Tuesday, October 28, 2014


Grover & Pea’s article, Computational Thinking in K-12: A Review of the State of the Field, focused on the definition of computational thinking, the application of CT within K-12 schools and concerns with each, and the next steps for improvement of CT application and broadening of discourse.  The Royal Society provided the concise definition that computational thinking is the “process of recognizing aspects of computation in the world that surrounds us,” and using knowledge and tools from CS to “understand and reason about both natural and artificial systems and processes.”  The current CT within schools focus on a variety of systems, including abstractions and pattern generalization to debugging and systemic error detection.  Grover and Pea touch upon the controversy and debate surrounding where to place the potential curricula and the amount of emphasis placed on it.  Ultimately, Grover and Pea conclude that researchers are still in the process of forming the specific curricular associated with CT and have mainly focused on defining it. 

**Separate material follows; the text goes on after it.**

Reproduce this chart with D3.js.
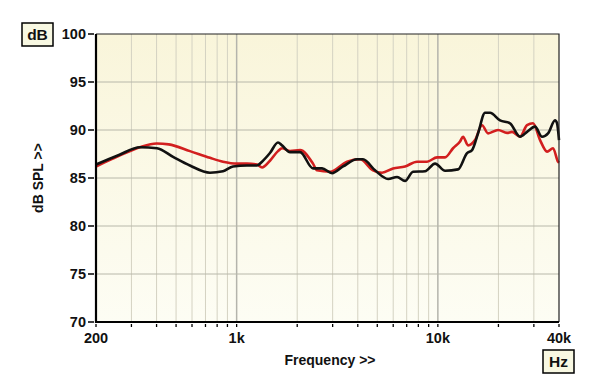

The Sengupta, et al article focused on the various practices associated with CT, their relationship to science and math, and their integration into K-12 science topics.  Through looking at past research and evidence, the researchers promoted a specific learning environment that fosters the joint development of a scientific topic and the computational thinking associated with these higher level science ideas.  This learning environment was determined to include a specific type of programming, in this case agent-based to help promote both modeling and simulations of the science topic and CT. Finally, Sengupta outline four major design principles for integrating understanding and development of science and CT: 1.  Support low-threshold and high ceiling activities, 2. Design programming, 3. Support algorithm visualization and 4. Sequence learning activities.  Findings from the study supported these ideas and showed that students greatly learned from this teaching environment and scaffolding, especially one-on-one, was very beneficial.  

Major themes:
·      CT will create students capable of inquiry (coming up with their own questions) who have the ability to solve these problems in a logical way
·                          CT involves using CS, inquiry, and reasoning skills
·      CT should be used as a medium for/integrated into teaching and understanding other subjects.
·      CT is an active process-not just a technological machine doing the work-where modeling, simulations, and real world applications are stressed and performed
·      Incorporating CT into schools is highly beneficial for all students

One aspect that I really liked and Grover and Pea touched upon it was the fact that CT may and can be used as a medium for understanding other subjects.  Finding connections between concepts across disciplines is critical for complete understanding.  This leads to one issue/controversy that the researchers faced: whether or not computational thinking should be a separate subject, within a specific discipline or spread out over many.  In a world where technology is so prevalent, I can definitely see the pros to CT being its own separate subject.  This way, more emphasis and time can be given for real world applications and hands-on projects, opportunities that may fall by the wayside when CT is incorporated within a specific topic.  However, with this mindset, how would you go about incorporating all the subjects and their connections into one class?  However, including it in the maths and sciences is essential, whether within the same class or a separate one. 
Another question I had regarded resources.  In schools that do not have many funds or lack certain technology, how can CT, using CS, be effectively carried out?  While deSessa mentioned that many schools do not have this problem, there are schools that lack sufficient funds or are overcrowded.       

Finally, I just wanted to say that I liked deSessa’s reasoning, in the article, Computational Media and New Literacies-The Very Idea, and how he/she explicitly states what computational literacy is- “intelligence achieved cooperatively with external materials,” not just solely by the technological machine-and separates it from the term computer literacy.  Through defining these terms and stating the differences, I was able to see the greater importance CT held, the active nature involved in completing CT, and how it applies to many other domains.

1 comment:

  1. I also got thinking a lot about computational thinking and modeling as a sort of practical platform from which to learn the disciplinary core ideas of science and engineering. I know that there's also been discussion around engineering and/or scientific practices being used in this way, as a framework for the teaching of core ideas, but I'm not sure where we're at. It seems to me that computational thinking, while an important and powerful subset of modeling practices, would be a difficult sell to many teachers now who already feel unequipped to handle the engineering practices outlined in the NGSS. Add to that the relative lack of educational infrastructure around CT/computer science (as far as I know, NSTA and ASEE are both bigger than the professional organization for teachers of computer science), and the relatively high start-up cost of a course in computer science with respect to technology and professional development, and my guess is that CT will remain just a subset of modeling practices (though I hope it grows, because I think it's challenging and cool). I know this is all wrapped up in talks about modeling as the one and only scientific practice, too.